The Galaxy Gear supports the IP67 standard, which means it's highly dust resistant and should survive a 30-minute dunk in up to 3 feet of water. While the Galaxy Gear is not officially shock resistant, the display is protected by sapphire glass, a comparably tough alternative to Gorilla Glass.
One cool thing about the Galaxy Gear is support for the Samsung S-Voice feature: To make a calendar appointment, place a call, or search for a contact, you just say what you want in plain English. In informal tests, we set a calendar appointment several times with 100 percent success. The phone feature also seemed to work well, though we couldn't gauge voice quality because the person we called was in the room with us.
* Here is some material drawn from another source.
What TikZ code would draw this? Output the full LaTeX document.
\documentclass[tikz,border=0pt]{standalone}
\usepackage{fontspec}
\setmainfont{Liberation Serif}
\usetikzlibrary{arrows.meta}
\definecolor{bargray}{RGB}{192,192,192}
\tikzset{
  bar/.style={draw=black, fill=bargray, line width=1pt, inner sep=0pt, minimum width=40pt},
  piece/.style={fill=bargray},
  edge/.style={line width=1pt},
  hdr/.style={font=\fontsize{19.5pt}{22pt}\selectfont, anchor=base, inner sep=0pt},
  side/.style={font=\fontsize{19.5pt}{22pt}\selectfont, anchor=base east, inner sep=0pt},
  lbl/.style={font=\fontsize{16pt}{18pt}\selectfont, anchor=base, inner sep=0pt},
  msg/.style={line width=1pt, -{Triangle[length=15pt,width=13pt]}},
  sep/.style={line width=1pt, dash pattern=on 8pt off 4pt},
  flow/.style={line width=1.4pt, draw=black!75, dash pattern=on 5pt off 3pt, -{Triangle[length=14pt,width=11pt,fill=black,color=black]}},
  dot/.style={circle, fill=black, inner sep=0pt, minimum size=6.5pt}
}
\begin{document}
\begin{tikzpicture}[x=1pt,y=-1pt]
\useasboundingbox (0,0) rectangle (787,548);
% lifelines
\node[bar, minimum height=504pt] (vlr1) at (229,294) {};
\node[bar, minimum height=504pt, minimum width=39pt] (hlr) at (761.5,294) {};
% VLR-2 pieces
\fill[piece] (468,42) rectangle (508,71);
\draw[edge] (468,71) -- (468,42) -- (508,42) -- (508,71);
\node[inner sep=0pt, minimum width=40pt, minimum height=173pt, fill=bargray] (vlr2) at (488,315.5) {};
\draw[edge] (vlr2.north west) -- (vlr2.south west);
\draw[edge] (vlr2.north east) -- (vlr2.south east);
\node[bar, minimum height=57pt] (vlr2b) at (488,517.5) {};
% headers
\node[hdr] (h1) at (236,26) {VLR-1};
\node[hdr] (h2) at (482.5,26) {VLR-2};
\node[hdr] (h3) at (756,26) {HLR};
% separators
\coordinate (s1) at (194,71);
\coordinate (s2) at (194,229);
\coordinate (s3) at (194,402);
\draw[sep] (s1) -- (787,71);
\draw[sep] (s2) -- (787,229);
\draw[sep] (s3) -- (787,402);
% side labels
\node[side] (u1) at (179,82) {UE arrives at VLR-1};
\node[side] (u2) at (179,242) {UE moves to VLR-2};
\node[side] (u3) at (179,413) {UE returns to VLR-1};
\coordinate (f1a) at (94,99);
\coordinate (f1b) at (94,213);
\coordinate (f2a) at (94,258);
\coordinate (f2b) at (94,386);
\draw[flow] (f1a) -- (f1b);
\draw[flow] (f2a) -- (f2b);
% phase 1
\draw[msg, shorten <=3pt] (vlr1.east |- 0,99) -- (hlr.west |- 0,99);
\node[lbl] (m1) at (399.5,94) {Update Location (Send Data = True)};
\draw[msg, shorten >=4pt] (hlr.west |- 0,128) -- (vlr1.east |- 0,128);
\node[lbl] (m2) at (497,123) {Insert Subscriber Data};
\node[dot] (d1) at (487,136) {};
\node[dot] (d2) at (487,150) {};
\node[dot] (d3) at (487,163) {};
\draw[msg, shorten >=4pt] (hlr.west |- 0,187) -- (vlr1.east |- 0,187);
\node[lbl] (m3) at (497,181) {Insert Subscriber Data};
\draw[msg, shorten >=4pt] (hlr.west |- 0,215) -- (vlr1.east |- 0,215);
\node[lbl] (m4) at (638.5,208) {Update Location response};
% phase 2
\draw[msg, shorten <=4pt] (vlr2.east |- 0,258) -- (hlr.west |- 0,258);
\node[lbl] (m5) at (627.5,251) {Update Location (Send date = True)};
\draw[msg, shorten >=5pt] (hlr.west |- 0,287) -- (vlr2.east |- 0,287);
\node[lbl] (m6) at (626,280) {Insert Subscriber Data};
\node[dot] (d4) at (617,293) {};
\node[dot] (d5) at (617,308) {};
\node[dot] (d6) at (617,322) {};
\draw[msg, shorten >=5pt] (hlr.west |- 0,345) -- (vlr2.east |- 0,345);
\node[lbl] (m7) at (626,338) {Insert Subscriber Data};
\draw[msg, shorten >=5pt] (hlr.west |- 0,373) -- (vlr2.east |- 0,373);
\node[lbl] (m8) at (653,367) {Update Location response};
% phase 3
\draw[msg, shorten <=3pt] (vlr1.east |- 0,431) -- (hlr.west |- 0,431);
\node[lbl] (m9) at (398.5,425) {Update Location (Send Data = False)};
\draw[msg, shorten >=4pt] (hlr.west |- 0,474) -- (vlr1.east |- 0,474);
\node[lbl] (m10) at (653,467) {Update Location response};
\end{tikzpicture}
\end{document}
Other phone-linked capabilities include the weather and social networking. Initially there won't be direct support for Facebook or Twitter. But you can access feeds from these and other social networks via an included social-media app called Banjo.
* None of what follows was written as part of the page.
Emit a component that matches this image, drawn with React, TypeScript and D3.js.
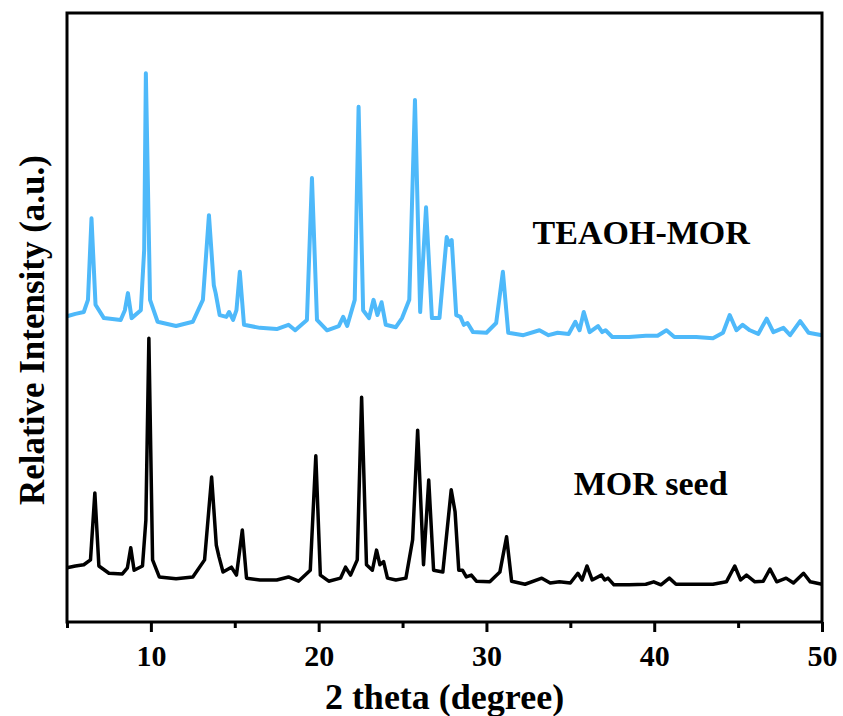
import React, { useEffect, useRef } from "react";
import * as d3 from "d3";

// 2 theta (deg) and intensity (a.u., stacked)
const teaohMor: [number, number][] = [
  [5.0, 50.2], [5.5, 50.6], [6.0, 50.9], [6.25, 52.9], [6.46, 66.3], [6.7, 52.1],
  [7.2, 49.9], [8.2, 49.6], [8.45, 51.2], [8.63, 54.0], [8.85, 49.9], [9.4, 51.2],
  [9.6, 61.1], [9.7, 90.1], [9.95, 52.9], [10.4, 49.3], [11.5, 48.6], [12.5, 49.3],
  [13.1, 52.9], [13.46, 66.8], [13.75, 55.3], [13.86, 54.0], [14.1, 50.4], [14.5, 50.1],
  [14.66, 50.9], [14.9, 49.6], [15.1, 51.2], [15.3, 57.5], [15.55, 48.8], [16.5, 48.3],
  [17.5, 48.1], [18.2, 48.8], [18.6, 47.9], [19.3, 49.6], [19.6, 72.9], [19.9, 49.6],
  [20.5, 47.9], [21.2, 48.6], [21.46, 50.1], [21.7, 48.6], [22.15, 52.9], [22.38, 84.6],
  [22.65, 51.2], [23.0, 49.9], [23.27, 52.9], [23.5, 50.4], [23.75, 52.5], [24.0, 48.8],
  [24.6, 48.4], [24.97, 49.9], [25.4, 52.9], [25.74, 85.7], [26.05, 50.9], [26.4, 68.1],
  [26.75, 49.9], [27.2, 49.9], [27.63, 63.2], [27.8, 61.9], [27.93, 62.7], [28.2, 50.4],
  [28.45, 50.1], [28.65, 48.8], [28.87, 49.1], [29.2, 47.6], [30.0, 47.5], [30.58, 49.1],
  [30.98, 57.5], [31.3, 47.5], [32.2, 47.1], [33.16, 47.9], [33.7, 47.1], [34.24, 47.5],
  [34.9, 47.3], [35.3, 49.3], [35.55, 47.9], [35.8, 50.9], [36.15, 47.6], [36.65, 48.6],
  [36.9, 47.6], [37.1, 47.9], [37.5, 46.8], [38.5, 46.8], [39.5, 47.0], [40.2, 47.0],
  [40.73, 47.9], [41.2, 46.8], [42.5, 46.8], [43.5, 46.6], [44.1, 47.5], [44.5, 50.4],
  [44.9, 47.9], [45.27, 48.8], [45.7, 47.9], [46.2, 47.3], [46.7, 49.8], [47.1, 47.6],
  [47.7, 48.3], [48.1, 47.1], [48.7, 49.4], [49.2, 47.5], [50.0, 47.1],
];

const morSeed: [number, number][] = [
  [5.0, 8.9], [5.5, 9.2], [6.0, 9.4], [6.4, 10.2], [6.66, 21.2], [6.9, 9.2],
  [7.5, 8.0], [8.3, 7.9], [8.6, 8.9], [8.8, 12.2], [9.0, 8.5], [9.5, 9.2],
  [9.7, 16.7], [9.88, 46.6], [10.1, 10.2], [10.5, 7.4], [11.5, 7.1], [12.5, 7.4],
  [13.2, 10.2], [13.62, 23.8], [13.9, 12.6], [14.06, 10.7], [14.3, 8.2], [14.8, 9.0],
  [15.1, 7.7], [15.45, 15.1], [15.7, 7.2], [16.5, 6.9], [17.5, 6.9], [18.2, 7.4],
  [18.8, 6.7], [19.5, 8.5], [19.83, 27.3], [20.1, 7.7], [20.6, 6.7], [21.3, 7.2],
  [21.6, 9.0], [21.9, 7.7], [22.3, 10.2], [22.56, 36.9], [22.85, 9.4], [23.2, 8.5],
  [23.45, 11.8], [23.65, 9.4], [23.87, 9.9], [24.1, 7.2], [24.6, 6.9], [25.2, 7.2],
  [25.6, 13.5], [25.9, 31.5], [26.25, 9.4], [26.56, 23.3], [26.85, 8.5], [27.4, 8.2],
  [27.9, 21.7], [28.13, 18.1], [28.35, 8.5], [28.57, 8.5], [28.8, 7.4], [29.1, 7.7],
  [29.4, 6.7], [30.2, 6.6], [30.8, 8.2], [31.2, 14.0], [31.5, 6.7], [32.3, 6.2],
  [33.3, 7.2], [33.8, 6.4], [34.35, 6.6], [35.0, 6.4], [35.45, 8.0], [35.7, 6.9],
  [35.99, 9.2], [36.3, 6.9], [36.85, 7.7], [37.05, 6.9], [37.24, 7.2], [37.6, 6.1],
  [38.5, 6.1], [39.5, 6.2], [39.97, 6.6], [40.4, 6.1], [40.9, 7.2], [41.3, 6.2],
  [42.5, 6.2], [43.5, 6.2], [44.3, 6.6], [44.8, 9.2], [45.15, 6.9], [45.5, 7.7],
  [46.0, 6.6], [46.5, 6.7], [46.9, 8.7], [47.3, 6.6], [47.86, 7.2], [48.3, 6.4],
  [48.9, 8.0], [49.3, 6.6], [50.0, 6.2],
];

const majorTicks = [10, 20, 30, 40, 50];
const minorTicks = [5, 15, 25, 35, 45];

const App = () => {
  const svgRef = useRef<SVGSVGElement | null>(null);

  useEffect(() => {
    const width = 843;
    const height = 716;
    const margin = { top: 13, right: 21, bottom: 94, left: 67 };

    const svg = d3.select(svgRef.current);
    svg.selectAll("*").remove();
    svg.attr("width", width).attr("height", height);

    const x = d3.scaleLinear().domain([5, 50]).range([margin.left, width - margin.right]);
    const y = d3.scaleLinear().domain([0, 100]).range([height - margin.bottom, margin.top]);

    const line = d3
      .line<[number, number]>()
      .x((d) => x(d[0]))
      .y((d) => y(d[1]))
      .curve(d3.curveLinear);

    const font = "'Liberation Serif', 'Times New Roman', serif";

    // traces
    svg
      .append("path")
      .datum(teaohMor)
      .attr("d", line)
      .attr("fill", "none")
      .attr("stroke", "#4eb9fa")
      .attr("stroke-width", 4)
      .attr("stroke-linejoin", "round");

    svg
      .append("path")
      .datum(morSeed)
      .attr("d", line)
      .attr("fill", "none")
      .attr("stroke", "#000")
      .attr("stroke-width", 3.5)
      .attr("stroke-linejoin", "round");

    // frame
    svg
      .append("rect")
      .attr("x", margin.left)
      .attr("y", margin.top)
      .attr("width", width - margin.left - margin.right)
      .attr("height", height - margin.top - margin.bottom)
      .attr("fill", "none")
      .attr("stroke", "#000")
      .attr("stroke-width", 3);

    // x axis ticks
    const xAxis = svg
      .append("g")
      .attr("transform", `translate(0,${height - margin.bottom})`)
      .call(
        d3.axisBottom(x).tickValues(majorTicks).tickSize(10).tickSizeOuter(0).tickPadding(13)
      );
    xAxis.select(".domain").remove();
    xAxis.selectAll("line").attr("stroke", "#000").attr("stroke-width", 3);
    xAxis
      .selectAll("text")
      .attr("font-family", font)
      .attr("font-weight", "bold")
      .attr("font-size", 30)
      .attr("fill", "#000");

    svg
      .append("g")
      .attr("transform", `translate(0,${height - margin.bottom})`)
      .call(d3.axisBottom(x).tickValues(minorTicks).tickSize(6).tickFormat(() => ""))
      .call((g) => g.select(".domain").remove())
      .selectAll("line")
      .attr("stroke", "#000")
      .attr("stroke-width", 3);

    // axis titles
    svg
      .append("text")
      .attr("x", (margin.left + width - margin.right) / 2)
      .attr("y", 709)
      .attr("text-anchor", "middle")
      .attr("font-family", font)
      .attr("font-weight", "bold")
      .attr("font-size", 36)
      .text("2 theta (degree)");

    svg
      .append("text")
      .attr("transform", `translate(44,${330}) rotate(-90)`)
      .attr("text-anchor", "middle")
      .attr("font-family", font)
      .attr("font-weight", "bold")
      .attr("font-size", 35)
      .text("Relative Intensity (a.u.)");

    // series labels
    svg
      .append("text")
      .attr("x", x(32.75))
      .attr("y", 244)
      .attr("font-family", font)
      .attr("font-weight", "bold")
      .attr("font-size", 34)
      .text("TEAOH-MOR");

    svg
      .append("text")
      .attr("x", x(35.2))
      .attr("y", 495)
      .attr("font-family", font)
      .attr("font-weight", "bold")
      .attr("font-size", 34)
      .text("MOR seed");
  }, []);

  return (
    <svg
      ref={svgRef}
      style={{ position: "absolute", left: 0, top: 0, background: "#fff" }}
    ></svg>
  );
};

export default App;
The Gear's 2-megapixel camera isn't front facing, but rather mounted on the wristband adjacent to the watch. While that configuration rules out Dick Tracy-style video chats, it puts the camera in a better position to capture images in front of you.
Since the Gear has its own storage, you can take pictures and shoot 10-second videos without being paired to a Note 3, then sync up later. You can view photos and videos you take with the Gear on the Note 3, but you can't play back pictures or videos from a Note III to the Gear. Also, subjects are not very easy to discern on the Gear’s relatively small display.
The Galaxy Gear's charger is a plastic snap-on attachment that surrounds the watch but doesn't block the Gear's face, so you can use the device while charging it. On the side of the charger is a USB 3.0 port for quick charging via a wall outlet or computer. Just an hour or two of charging should give you a full day of normal use, according to Samsung. Don't lose the attachment—you won't be able to charge the Gear without this relatively small piece.
While the Galaxy Gear has some basic programming controls onboard, you don't have to fumble with its tiny display to set it up. The Gear's programming app actually resides on the Note III, which makes things a whole lot easier. The only hitch is you have to do it while the devices are both on and paired to each other.
Should you misplace your Gear, you can have your Note 3 activate the device's beeping homer signal. But this works only when watch and phone are within about 30 feet of each other—that's the range of Bluetooth.
The Samsung Galaxy Note 3 we eventually test should be a compelling choice for note takers, e-book fans, and heavy Web users—or anyone who could use both a smart phone and a tablet but has money enough for only one.
The Galaxy Gear, too, appears to be one of the most useful devices to adorn the wrist since the wristwatch. But its expected initial high price could limit its appeal to early adopters with deep pockets.